For Louisville horse racing fans, the long summer months that separate the end of the Churchill Downs’ Spring Meet and the beginning of the Keeneland Fall Meet often mean a trip to the outer edges of the Commonwealth for live racing within the state—west to Ellis Park in Henderson, KY, north to Turfway Park in Florence, KY, or south to Kentucky Downs in Franklin, KY. However, if Churchill Downs gets its wish, Louisville race fans can enjoy twelve extra days of live racing close to home.
Churchill Downs has asked the Kentucky Horse Racing Commission, which awards race dates, for twelve racing dates in September next year. The track plans to add four three-day weekends of racing beginning after Labor Day. Churchill officials have said that they will work around the University of Louisville home football schedule played at nearby Papa Johns Cardinal Stadium and include two nights of racing.
The request was a hot topic at Monday’s commission meeting in which the committee elected to defer its decision and hold another meeting before assigning the dates in question. By law, the committee must assign next year’s racing dates by Nov. 1.
So what’s the big deal? The September dates currently belong to the struggling Turfway Park. Turfway Park which is not far from Belterra Casino in Indiana and across the river from the new Horseshoe Casino opening next year in Cincinnati, has struggled to compete with the casinos for gambling dollars. Its new majority owners (Caesar’s Entertainment, owners of Horseshoe Casino) have not invested in the instant racing slot machines that Kentucky Downs and Ellis Park recently installed which have allowed these tracks to increase their purses.
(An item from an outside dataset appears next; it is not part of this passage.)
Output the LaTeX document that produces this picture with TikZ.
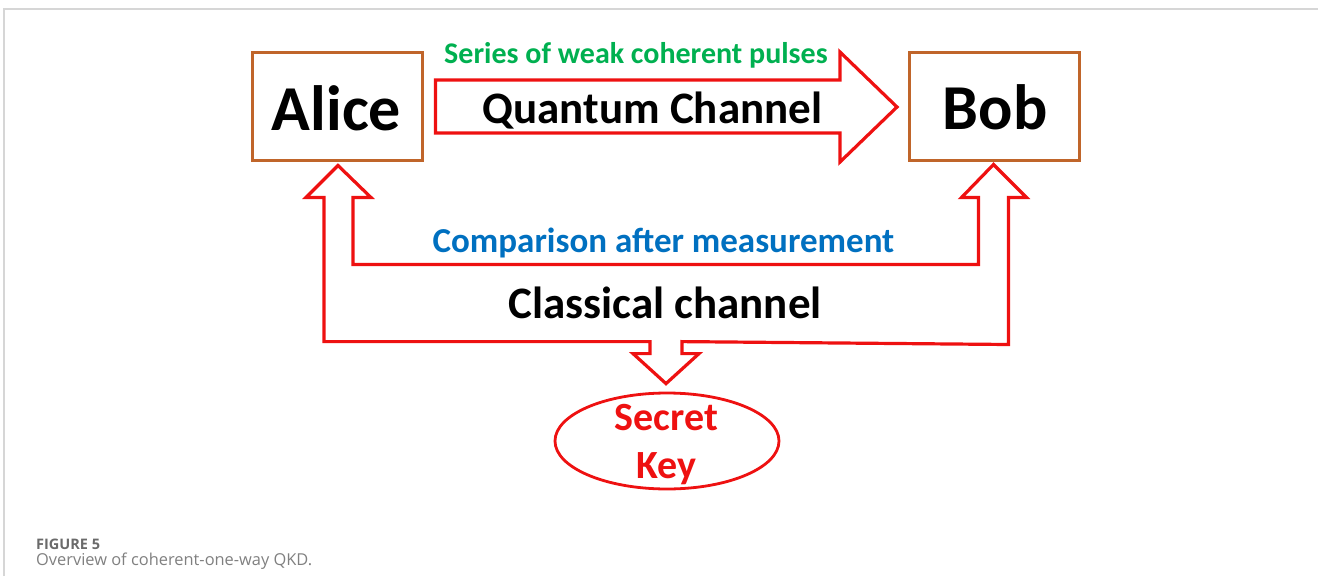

Turfway typically offers $97,000 a day in purses during its 4-day weeks of September race dates. Churchill Downs, with the revenue from the Kentucky Oaks and Kentucky Derby, can offer $240,000 a day for the September dates. Turfway officials have said that if they drop to 3 days a week in September, they could offer $135,000 a day in purses. That’s still quite a bit less than Churchill’s offer.
The Kentucky Horse Racing Commission has a sticky situation on its hands and is guaranteed to thrill some with its decision while disappointing others.